The latest academic release, November 8, 2015, source decompresses to 3.6gb (39,282 files) and that increases to 16gb (42,875 files) when the source is compiled for a Linux Release.

This Academic binary release is compiled with Linux 3.10.64 (https://www.kernel.org/) which was released in Dec 2014 and with a similarly current gcc 4.8. There is no real need to use a newer version of Linux or gcc. Most newer features are to the vector instructions. Since Rosetta does not use AVX, there is no pressing need.

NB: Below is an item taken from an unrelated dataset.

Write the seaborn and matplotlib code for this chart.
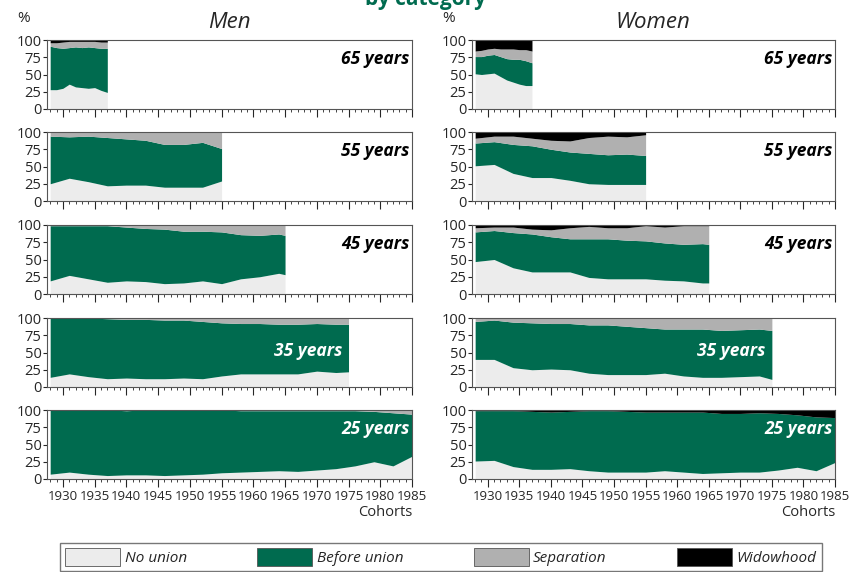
import matplotlib
matplotlib.use("Agg")
import matplotlib.pyplot as plt
import numpy as np
import seaborn as sns
from matplotlib.patches import Patch

sns.set_style("ticks")
plt.rcParams['font.family'] = ['Open Sans', 'DejaVu Sans']

# cohort years sampled per age panel
yrs65 = [1928, 1929, 1930, 1931, 1932, 1933, 1934, 1935, 1936, 1937]
yrs55 = [1928, 1931, 1934, 1937, 1940, 1943, 1946, 1949, 1952, 1955]
yrs45 = [1928, 1931, 1934, 1937, 1940, 1943, 1946, 1949, 1952, 1955, 1958, 1961, 1964, 1965]
yrs35 = [1928, 1931, 1934, 1937, 1940, 1943, 1946, 1949, 1952, 1955, 1958, 1961, 1964, 1967, 1970, 1973, 1975]
yrs25 = [1928, 1931, 1934, 1937, 1940, 1943, 1946, 1949, 1952, 1955, 1958, 1961, 1964, 1967, 1970, 1973, 1976, 1979, 1982, 1985]

# cumulative upper bounds (%): no union, before union, separation; widowhood fills to 100
men_nu = {65: [28, 28, 30, 36, 32, 31, 30, 31, 27, 24],
          55: [25, 33, 28, 22, 23, 23, 20, 20, 20, 29],
          45: [19, 27, 22, 17, 19, 18, 15, 16, 19, 15, 22, 25, 30, 28],
          35: [14, 19, 15, 12, 13, 12, 12, 13, 12, 16, 19, 19, 19, 19, 23, 21, 22],
          25: [7, 10, 7, 5, 6, 6, 5, 6, 7, 9, 10, 11, 12, 11, 13, 15, 19, 25, 19, 33]}
men_bu = {65: [91, 89, 88, 89, 90, 89, 90, 89, 88, 88],
          55: [94, 93, 94, 92, 90, 88, 82, 82, 85, 76],
          45: [99, 99, 99, 99, 97, 95, 94, 91, 91, 90, 86, 85, 87, 85],
          35: [100, 100, 100, 99, 98, 98, 97, 97, 95, 93, 92, 92, 91, 91, 92, 91, 91],
          25: [100, 100, 100, 100, 99, 100, 100, 100, 100, 100, 99, 99, 99, 99, 99, 99, 99, 98, 96, 94]}
men_sep = {65: [96, 96, 97, 98, 98, 98, 98, 98, 97, 97],
           55: [100] * 10, 45: [100] * 14, 35: [100] * 17, 25: [100] * 20}

women_nu = {65: [51, 50, 51, 52, 47, 42, 39, 36, 34, 34],
            55: [51, 53, 40, 34, 34, 30, 25, 24, 24, 24],
            45: [47, 50, 38, 32, 32, 32, 24, 22, 22, 22, 20, 19, 16, 16],
            35: [40, 40, 28, 25, 26, 25, 20, 18, 18, 18, 20, 16, 14, 14, 15, 16, 11],
            25: [26, 27, 18, 14, 14, 15, 12, 10, 10, 10, 12, 10, 8, 9, 10, 10, 13, 17, 12, 24]}
women_bu = {65: [76, 76, 78, 79, 76, 73, 72, 72, 70, 67],
            55: [84, 86, 82, 80, 75, 71, 69, 67, 68, 66],
            45: [90, 92, 89, 87, 83, 80, 80, 80, 78, 77, 74, 72, 73, 72],
            35: [95, 97, 94, 93, 92, 92, 90, 90, 88, 86, 84, 84, 84, 82, 83, 84, 82],
            25: [99, 99, 99, 98, 97, 98, 99, 99, 98, 97, 97, 97, 97, 95, 95, 96, 95, 93, 90, 89]}
women_sep = {65: [84, 85, 87, 88, 87, 87, 87, 86, 86, 84],
             55: [91, 94, 94, 91, 88, 87, 92, 94, 93, 96],
             45: [96, 97, 97, 94, 93, 96, 98, 96, 96, 99, 97, 99, 99, 99],
             35: [100] * 17,
             25: [99, 99, 99, 98, 97, 98, 99, 99, 98, 97, 97, 97, 97, 95, 95, 96, 95, 93, 90, 89]}

ages = [65, 55, 45, 35, 25]
years = {65: yrs65, 55: yrs55, 45: yrs45, 35: yrs35, 25: yrs25}
categories = ["No union", "Before union", "Separation", "Widowhood"]
colors = ["#ececec", "#006b4f", "#b0b0b0", "#000000"]

fig = plt.figure(figsize=(8.51, 5.72), dpi=100)
row_tops = [40, 132, 225, 318, 410]
row_h = 69
cols = [(47, 412), (472, 835)]
W, H = 851, 572

for ci, (nu, bu, sep) in enumerate([(men_nu, men_bu, men_sep), (women_nu, women_bu, women_sep)]):
    x0, x1 = cols[ci]
    for ri, age in enumerate(ages):
        top = row_tops[ri]
        ax = fig.add_axes([x0 / W, 1 - (top + row_h) / H, (x1 - x0) / W, row_h / H])
        x = np.array(years[age])
        bounds = [np.zeros(len(x)), np.array(nu[age]), np.array(bu[age]),
                  np.array(sep[age]), np.full(len(x), 100)]
        for k in range(4):
            ax.fill_between(x, bounds[k], bounds[k + 1], color=colors[k], lw=0)
        ax.set_xlim(1927.5, 1985)
        ax.set_ylim(0, 100)
        ax.set_yticks([0, 25, 50, 75, 100])
        ax.tick_params(axis='y', labelsize=10.5, length=3, pad=1)
        ax.set_xticks(range(1930, 1986, 5))
        ax.set_xticks(range(1928, 1986), minor=True)
        ax.tick_params(axis='x', which='major', length=6, labelsize=9.5, pad=2)
        ax.tick_params(axis='x', which='minor', length=2.5)
        if ri < 4:
            ax.set_xticklabels([])
        else:
            ax.set_xticklabels([str(v) for v in range(1930, 1986, 5)])
            ax.set_xlabel("Cohorts", fontsize=10.5, loc='right', labelpad=1)
        for s in ax.spines.values():
            s.set_color("#555555")
            s.set_linewidth(0.8)
        inside = age <= 35
        xpos = 1974 if age == 35 else 1984.6
        ax.text(xpos, 72 if age != 35 else 52, f"{age} years",
                ha='right', va='center',
                fontsize=12.5, fontweight='bold', style='italic',
                color='white' if inside else 'black')
    fig.text((x0 + x1) / 2 / W, 1 - 23 / H, ["Men", "Women"][ci], ha='center',
             va='center', fontsize=16, style='italic')
    fig.text(x0 / W - 0.035, 1 - 19 / H, "%", fontsize=11, ha='left', va='center')

fig.text(0.5, 1.0, "by category", color="#006b4f", fontsize=15, fontweight='bold',
         ha='center', va='center')

handles = [Patch(facecolor=c, edgecolor='#555555', lw=0.6) for c in colors]
leg = fig.legend(handles, categories, loc='center', bbox_to_anchor=(0.518, 1 - 557 / H),
                 ncol=4, frameon=True, fancybox=False, edgecolor='#555555',
                 prop={'size': 11, 'style': 'italic'}, handlelength=3.6, handleheight=1.4,
                 columnspacing=4.6, borderpad=0.35, handletextpad=0.3)

fig.savefig("out.png", dpi=100)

Rosetta is compiled and statically linked with ALL the performance modification (https://goo.gl/G3RfW4) made to it over the years. It is hard to detect when yesterdays big performance boost becomes today's performance bottleneck. Developers tend to just keep adding changes to remove today's hot spot.



Toggling compile time switches has very limited performance improvement headroom .... you will get a couple percent on some machines and lose it on others.

Rosetta's only real value is in generating correct results. I suspect there is little project interest in investing effort and risk to get a 2x, 3x, .... performance improvement. You will know they are serious when you see some serious activity in ralph.


It would be FAR easier for them to simply inflate credits somewhat to attract and retain more crunchers than to invest in Rosetta performance improvements 8-).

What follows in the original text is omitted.